### Short exercise
Without any pictures, restate the lines from the one containing "Give me the" to the one containing "Chart.register(...registerables);", word for word, ends included.

### Data for processing
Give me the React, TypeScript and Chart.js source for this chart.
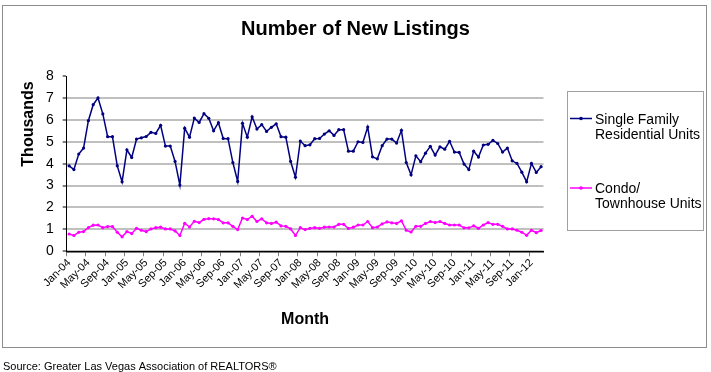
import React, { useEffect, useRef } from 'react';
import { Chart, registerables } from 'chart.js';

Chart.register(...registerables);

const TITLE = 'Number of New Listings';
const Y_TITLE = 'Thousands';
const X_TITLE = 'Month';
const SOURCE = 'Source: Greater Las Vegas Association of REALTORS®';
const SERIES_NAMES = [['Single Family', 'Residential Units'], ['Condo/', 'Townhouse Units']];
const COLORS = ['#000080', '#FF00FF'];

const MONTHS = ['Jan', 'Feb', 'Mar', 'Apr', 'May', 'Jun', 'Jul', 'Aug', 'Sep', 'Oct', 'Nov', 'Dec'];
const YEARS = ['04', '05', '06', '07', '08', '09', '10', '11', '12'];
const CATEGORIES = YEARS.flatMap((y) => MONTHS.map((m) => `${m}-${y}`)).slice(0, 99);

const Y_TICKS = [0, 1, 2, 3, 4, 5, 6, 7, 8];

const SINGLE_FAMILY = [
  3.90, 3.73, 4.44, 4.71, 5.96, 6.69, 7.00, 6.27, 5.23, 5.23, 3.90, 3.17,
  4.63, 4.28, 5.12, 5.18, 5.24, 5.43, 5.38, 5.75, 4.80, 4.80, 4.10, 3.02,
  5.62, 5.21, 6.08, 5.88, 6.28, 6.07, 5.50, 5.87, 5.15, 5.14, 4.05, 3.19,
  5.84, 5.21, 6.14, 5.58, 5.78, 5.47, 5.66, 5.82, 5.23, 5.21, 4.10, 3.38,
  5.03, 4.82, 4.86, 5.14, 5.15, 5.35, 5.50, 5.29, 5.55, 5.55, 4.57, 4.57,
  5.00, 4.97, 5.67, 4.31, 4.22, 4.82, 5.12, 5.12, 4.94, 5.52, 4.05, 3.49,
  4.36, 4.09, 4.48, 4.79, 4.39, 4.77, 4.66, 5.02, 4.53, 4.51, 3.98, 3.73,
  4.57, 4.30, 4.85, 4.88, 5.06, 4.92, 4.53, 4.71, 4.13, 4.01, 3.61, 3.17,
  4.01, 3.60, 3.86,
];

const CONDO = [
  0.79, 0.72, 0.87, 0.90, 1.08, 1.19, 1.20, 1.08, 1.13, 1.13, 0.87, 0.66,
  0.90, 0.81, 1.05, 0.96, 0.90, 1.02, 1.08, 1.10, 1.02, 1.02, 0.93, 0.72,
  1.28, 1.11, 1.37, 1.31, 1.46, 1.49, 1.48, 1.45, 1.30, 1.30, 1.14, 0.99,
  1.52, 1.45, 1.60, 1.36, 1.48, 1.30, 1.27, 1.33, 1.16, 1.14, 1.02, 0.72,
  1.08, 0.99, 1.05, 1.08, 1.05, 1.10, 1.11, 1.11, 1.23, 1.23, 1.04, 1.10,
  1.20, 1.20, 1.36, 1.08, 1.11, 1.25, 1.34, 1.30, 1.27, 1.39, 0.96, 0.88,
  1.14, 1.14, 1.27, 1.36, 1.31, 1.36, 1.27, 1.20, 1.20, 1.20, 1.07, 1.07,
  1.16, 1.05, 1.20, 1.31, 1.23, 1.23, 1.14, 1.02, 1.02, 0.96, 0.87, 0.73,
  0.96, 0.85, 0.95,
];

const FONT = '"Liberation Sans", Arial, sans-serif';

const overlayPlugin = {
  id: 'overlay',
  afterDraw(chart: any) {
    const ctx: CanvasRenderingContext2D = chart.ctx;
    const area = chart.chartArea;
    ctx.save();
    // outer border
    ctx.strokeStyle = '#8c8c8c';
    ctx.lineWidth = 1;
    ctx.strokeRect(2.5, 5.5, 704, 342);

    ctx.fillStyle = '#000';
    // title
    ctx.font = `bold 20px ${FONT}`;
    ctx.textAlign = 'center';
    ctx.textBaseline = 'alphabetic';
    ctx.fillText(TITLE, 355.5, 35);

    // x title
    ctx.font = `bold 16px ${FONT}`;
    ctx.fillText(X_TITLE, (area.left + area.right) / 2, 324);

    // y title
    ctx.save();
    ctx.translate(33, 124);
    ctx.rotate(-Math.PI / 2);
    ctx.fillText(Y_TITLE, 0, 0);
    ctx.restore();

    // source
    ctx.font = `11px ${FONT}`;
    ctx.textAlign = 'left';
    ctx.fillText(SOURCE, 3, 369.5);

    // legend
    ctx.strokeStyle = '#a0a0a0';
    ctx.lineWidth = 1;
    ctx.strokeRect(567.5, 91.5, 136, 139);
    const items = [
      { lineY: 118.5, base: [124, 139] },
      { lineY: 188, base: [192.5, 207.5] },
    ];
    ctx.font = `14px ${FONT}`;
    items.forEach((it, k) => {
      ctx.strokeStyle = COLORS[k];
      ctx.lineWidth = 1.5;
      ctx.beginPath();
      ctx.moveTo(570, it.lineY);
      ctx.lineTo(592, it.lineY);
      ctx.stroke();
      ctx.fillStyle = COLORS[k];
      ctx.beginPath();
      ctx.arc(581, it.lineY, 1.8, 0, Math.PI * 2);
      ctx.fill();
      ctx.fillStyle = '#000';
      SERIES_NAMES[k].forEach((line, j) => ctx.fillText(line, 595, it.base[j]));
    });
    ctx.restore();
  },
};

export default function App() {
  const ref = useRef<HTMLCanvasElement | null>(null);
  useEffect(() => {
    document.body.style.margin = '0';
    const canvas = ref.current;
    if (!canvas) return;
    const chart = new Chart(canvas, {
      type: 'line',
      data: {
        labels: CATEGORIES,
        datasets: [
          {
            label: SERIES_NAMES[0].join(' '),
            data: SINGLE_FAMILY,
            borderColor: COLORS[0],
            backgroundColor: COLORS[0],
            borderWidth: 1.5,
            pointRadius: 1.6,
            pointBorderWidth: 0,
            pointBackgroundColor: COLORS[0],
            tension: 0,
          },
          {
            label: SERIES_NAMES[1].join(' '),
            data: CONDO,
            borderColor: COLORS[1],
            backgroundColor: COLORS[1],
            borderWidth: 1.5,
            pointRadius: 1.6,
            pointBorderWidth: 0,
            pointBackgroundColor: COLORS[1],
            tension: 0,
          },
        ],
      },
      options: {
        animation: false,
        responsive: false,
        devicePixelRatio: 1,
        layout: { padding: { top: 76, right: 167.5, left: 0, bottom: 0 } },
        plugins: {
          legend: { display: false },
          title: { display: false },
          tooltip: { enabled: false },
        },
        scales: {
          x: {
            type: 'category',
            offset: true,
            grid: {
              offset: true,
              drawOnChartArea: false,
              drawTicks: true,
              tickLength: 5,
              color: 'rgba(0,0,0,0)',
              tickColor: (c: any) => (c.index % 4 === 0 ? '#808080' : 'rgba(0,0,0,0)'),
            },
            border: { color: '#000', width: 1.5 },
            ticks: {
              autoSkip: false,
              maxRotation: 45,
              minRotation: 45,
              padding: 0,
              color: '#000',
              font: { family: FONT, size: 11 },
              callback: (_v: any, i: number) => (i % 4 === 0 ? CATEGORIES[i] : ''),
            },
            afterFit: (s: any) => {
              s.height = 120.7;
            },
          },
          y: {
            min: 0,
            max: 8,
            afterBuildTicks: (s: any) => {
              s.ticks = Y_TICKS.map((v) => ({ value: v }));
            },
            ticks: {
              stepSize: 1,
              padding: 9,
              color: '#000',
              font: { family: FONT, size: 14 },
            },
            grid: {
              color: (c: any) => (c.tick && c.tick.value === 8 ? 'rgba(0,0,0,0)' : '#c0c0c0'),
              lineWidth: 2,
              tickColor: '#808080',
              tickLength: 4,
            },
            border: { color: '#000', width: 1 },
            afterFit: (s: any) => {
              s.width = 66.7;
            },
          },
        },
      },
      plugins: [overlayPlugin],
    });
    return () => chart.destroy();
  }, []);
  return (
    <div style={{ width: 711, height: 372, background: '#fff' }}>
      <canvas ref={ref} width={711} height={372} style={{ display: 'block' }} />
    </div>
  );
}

---

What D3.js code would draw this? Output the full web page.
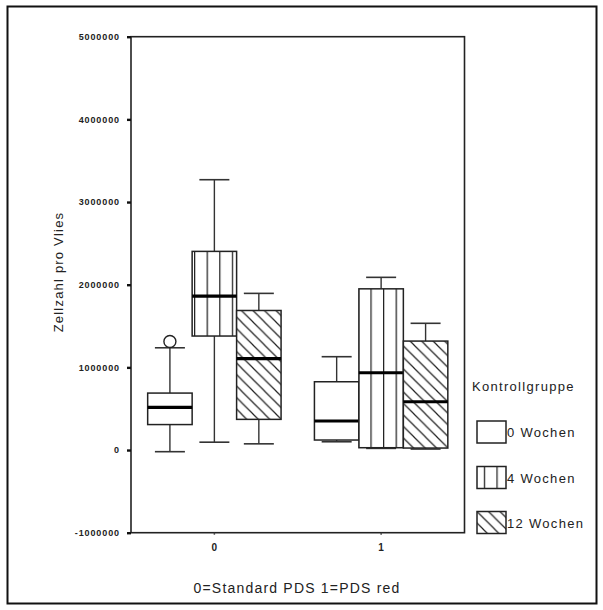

### Task output
Give me the React, TypeScript and Chart.js source for this chart.
import React, { useEffect, useRef } from 'react';
import { Chart, registerables } from 'chart.js';

Chart.register(...registerables);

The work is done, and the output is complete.